Friday, December 18, 2009

It's All About Spider

Spider is probably one of the strangest horses I've ever worked with. He's a good horse to work with: kind, great work ethic, sensitive and athletic, but some of his personality quirks are just plain odd. People who know him have classified him as needy, co-dependant and histrionic, as well as several other less flattering descriptions. For the most part his odd behavior doesn't bother me much. He works hard for me, so I can overlook the weirdness. Unfortunately, when I need to work with a horse other than Spider, his "quirks" start to get old quick.

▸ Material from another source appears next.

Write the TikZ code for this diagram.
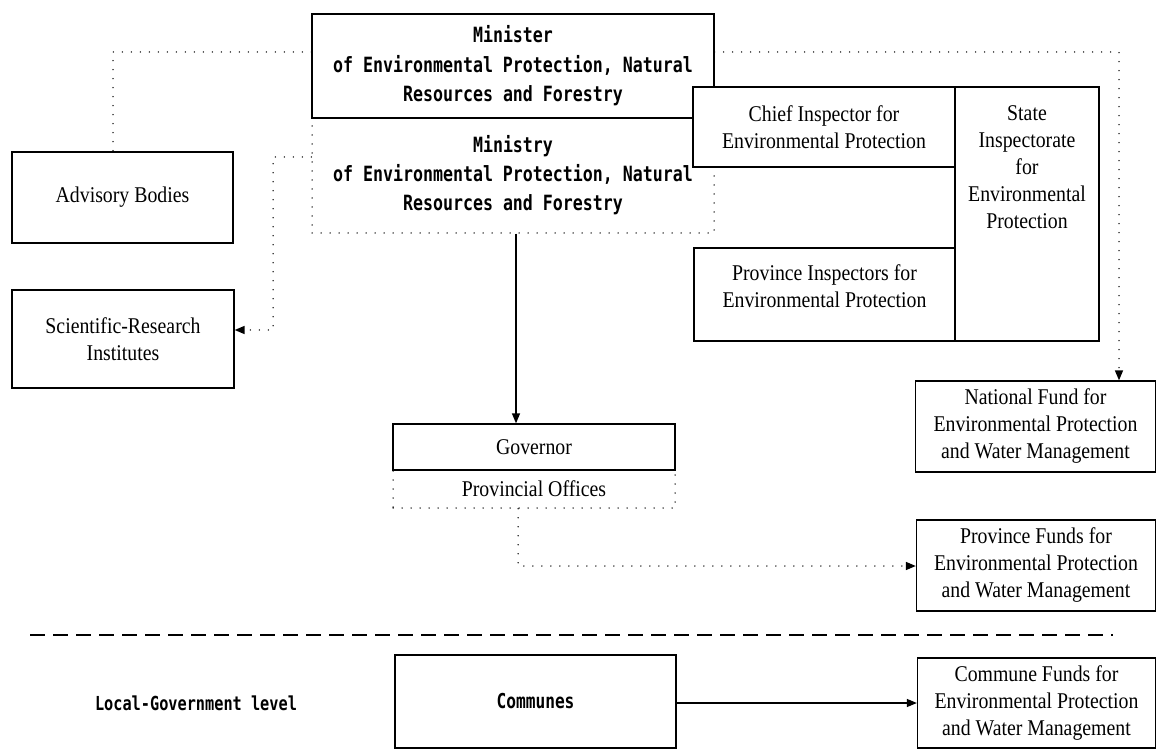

You see, Spider is sort of a one person horse. He hates people he doesn't know well, won't let them near him. I have to personally "introduce" him to people so that he'll accept them. I guess I never have to worry about him being stolen. He also takes on the personality of whoever is handling or riding him. It's great for lessons, he's sort of like a tattle-tale. If the person on him is calm and confident, Spider is calm and confident. If the person on him is tense, Spider is tense. If they get scared, Spider gets scared. However, he never really gets comfortable in lessons or sessions with a trainer. He would much rather have someone he knows on him or handling him. It makes him more comfortable to have "his" person with him.

For now, the person he's decided is "his" is me. Which is a great thing when I'm working with Spider. Spider would do anything for me, all I have to do is ask. Loose in the pasture, he follows me like a puppy. I can direct him around with nothing more than gestures. Great, right? He will also beat the crap out of any other horse that comes near me if I let him. I don't pretend to know what his motivation is. Perhaps he sees the two of us as his "herd" and feels the need to protect the herd, or maybe he doesn't want to share attention with the other horses. At any rate, in order to do anything with the other horses I have to chase him away, and watch him, as he will sneak back up if given the opportunity. Since the other horses usually only get groomed once a day, I've never really seen the need to get to the root of the problem. I just make him stand back and ignore him.

Now that I've started working with Matilda regularly, Spider is really letting his freak flag fly. He really could care less that Matilda no longer lives in the pasture with him, but when it comes to me taking her out to groom and lunge he throws an absolute fit. We're talking about running the fence, banging the gate, screaming, crying toddler-worthy fits. He behaves this way when the farrier visits, also. Not when he sees the farrier, he's quite happy and content to be away from the others when it's his turn. But when Vinny gets taken out, the fits start. It's sort of embarrassing. I don't think I've ever seen anything quite like it from a horse. I've seen herd sour horses behave this way, but since he doesn't care where Matilda is when she isn't with me I don't know that I'd call it herd sour. Unless he thinks I'm his herd, but then he doesn't care if I go in the house, only if I'm paying attention to the other horses and not him.

I hate to anthropomorphize, but if we were talking about a human I would call his behavior jealousy. Behavior really boils down to a few simple motivations: fear, aggression and reproduction. But since humans love to over-complicate things, we've come up with a thousand shades of grey to describe our "emotions". Horses do not over-complicate things, so Spider's motivation is fear, aggression, reproduction or some combination of those. Right now I'm working off the hypothesis that's it's herd sourness centered on the wrong herd (me). So I'm treating it like I would any other case of herd sourness: keep doing what I'm doing and ignore the offender. The only problem is that, after 15 minutes or so, a screaming, crying, banging horse starts to get really annoying. Did I mention that the gate faces the ring? It's actually right next to the ring, so Spider can cry and have his fit right next to me, up close and personal. I find it takes all my willpower not to throw the whip at him.


  1. I think you're right - just ignoring him is the best option. I do believe horses can be jealous. When I first got Promise, her stall was across the barn aisle from Noble's, and whenever I would bring her out and put her on cross-ties to groom her, he would have a fit - pinning ears, baring teeth, even bucking in his stall.

    Here's an interesting experiment to see if it's really about you - have someone else take Matlida out and see what happens if you're not around.

  2. I agree. Horses certainly can be jealous.

    Spider does sound to be quite the character, and very much a Thoroughbred. He is a very sensitive, intelligent, and perceptive creature. Do not underestimate his feelings.

    And, by the way, he is doing a great job of training you. *lol*

  3. Poor little Spider!!!!! I would find that a difficult issue to deal with. I wouldn't know where to start but I like Kate's suggestion. Good luck with it! How is little Matilda doing? Photos of her please!!!!

  4. Did you take that picture of Spider? It's gorgeous.

    My TB mare used to get jealous when I worked with other horses. I just worked her first, or if she had the day off, I gave her a treat before I got the other horses out. That seemed to make things better, but she's not quite as ...interesting as Spider.